Cord finally gets the pieces all together and they flip over to reveal the location of the clue! Cowboys are in the lead once again. They then head off to the pit stop: Shanghai Science & Technology Museum!
Cord stops a girl to ask for directions. How did he ever see her with ALL of that camouflage on?! YIKES.
Brent’s the next one finished. Thank God. I don’t think they had any more pampers to change him into if the wind blew his cards again.
It’s now down to the Dicks and Lover Brothers while Team Cowboys takes another WIN! What do they win Phil? A luxury trip to Alaska!
Phil, you may want to start moisturizing as well. You look like you’re about to watch Darth Vader and Luke Skywalker fight.
The Cowboys admit they won’t be going with each other on these trips they’ve won – they’re going with some one else! Awww… boys. Don’t fight over me.
Team Such As checks in right behind them while the boys battle it out at the stadium. But Dan works his magic in the end and finishes before the Dicks! The Lover Brothers run out, leaving the Dicks… well… dicked.
Team Lover Brothers check in leaving Team Dicks in last place. The Dicks, after some tears and loving at the stadium (at least they’ve been good to each other) check in and Phil tells them that they are “out”. To which Louis burst into tears and says he knew loving the fashion challenge would out him. Phil then explains he meant “out in the cold” and they’re actually SAVED! Non-elimination round!
And we close with…
Awww geeeeez. Ya think you could’ve told us before we made jokes about him!? Poor PingPing. I imagine they didn’t realize he was gone ’til Michael found him on the bottom of his shoe.

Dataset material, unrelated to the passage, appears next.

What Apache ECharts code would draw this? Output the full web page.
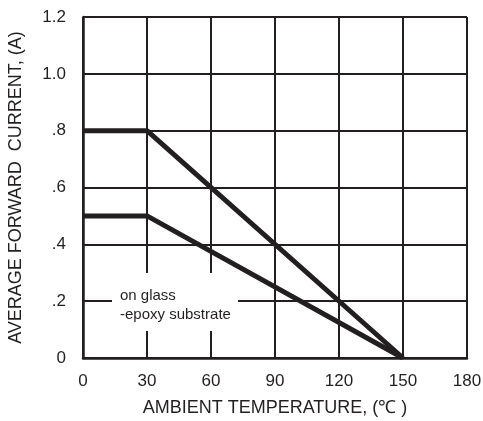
<!DOCTYPE html>
<html><head><meta charset="utf-8">
<script src="https://cdn.jsdelivr.net/npm/echarts@6/dist/echarts.min.js"></script>
<style>html,body{margin:0;padding:0;background:#fff}#c{width:483px;height:421px}</style>
</head><body><div id="c"></div>
<script>
const xTicks = [0, 30, 60, 90, 120, 150, 180];
const yTickLabels = {"0":"0","0.2":".2","0.4":".4","0.6":".6","0.8":".8","1":"1.0","1.2":"1.2"};
const glassEpoxyX = [0, 30, 150];
const glassEpoxyY = [0.5, 0.5, 0];
const upperX = [0, 30, 150];
const upperY = [0.8, 0.8, 0];
const xTitle = "AMBIENT TEMPERATURE, (℃ )";
const yTitle = "AVERAGE FORWARD  CURRENT, (A)";
const note = "on glass\n-epoxy substrate";

const FONT = '"Liberation Sans", sans-serif';
const ink = "#231f20";
const chart = echarts.init(document.getElementById('c'), null, {renderer:'canvas'});
const pairs = (xs, ys) => xs.map((x,i)=>[x, ys[i]]);
chart.setOption({
  backgroundColor:'#fff',
  animation:false,
  grid:{left:83, top:17, right:16, bottom:63, show:false, containLabel:false, outerBoundsMode:'none'},
  xAxis:{type:'value', min:0, max:180, interval:30,
    axisLine:{show:true, onZero:false, lineStyle:{color:ink, width:2.5}},
    axisTick:{show:false},
    splitLine:{show:true, lineStyle:{color:ink, width:2}},
    axisLabel:{color:'#231f20', fontFamily:FONT, fontSize:17, margin:15},
    name:xTitle, nameLocation:'middle', nameGap:41,
    nameTextStyle:{color:'#231f20', fontFamily:FONT, fontSize:18}
  },
  yAxis:{type:'value', min:0, max:1.2, interval:0.2,
    axisLine:{show:true, onZero:false, lineStyle:{color:ink, width:2.5}},
    axisTick:{show:false},
    splitLine:{show:true, lineStyle:{color:ink, width:2}},
    axisLabel:{color:'#231f20', fontFamily:FONT, fontSize:17, margin:17,
      formatter:v=>yTickLabels[String(Math.round(v*10)/10)] ?? ''},
    name:yTitle, nameLocation:'middle', nameGap:58, nameRotate:90,
    nameTextStyle:{color:'#231f20', fontFamily:FONT, fontSize:18}
  },
  series:[
    {type:'line', data:pairs(upperX, upperY), symbol:'none', lineStyle:{color:'#231f20', width:5}, z:3},
    {type:'line', data:pairs(glassEpoxyX, glassEpoxyY), symbol:'none', lineStyle:{color:'#231f20', width:5}, z:3}
  ],
  graphic:[
    {type:'rect', shape:{x:112, y:273, width:126, height:58}, style:{fill:'#fff'}, z:10},
    {type:'text', x:120, y:286, style:{text:note, fill:'#231f20', font:'15px "Liberation Sans"', lineHeight:19}, z:11}
  ]
});
</script></body></html>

And that’s it! What’d everyone think?! Can you believe what a spaz Brent is?! Are you excited the Dicks got the save? Share your innermost TAR fears and favs! Or just tell me how awesome I am. I mean, that never falls on deaf ears. Unless you’re Carol and you’ve just realized you met the guy that writes this shit and didn’t get to rip his still-beating heart out. Come on kids and DISH IT!!!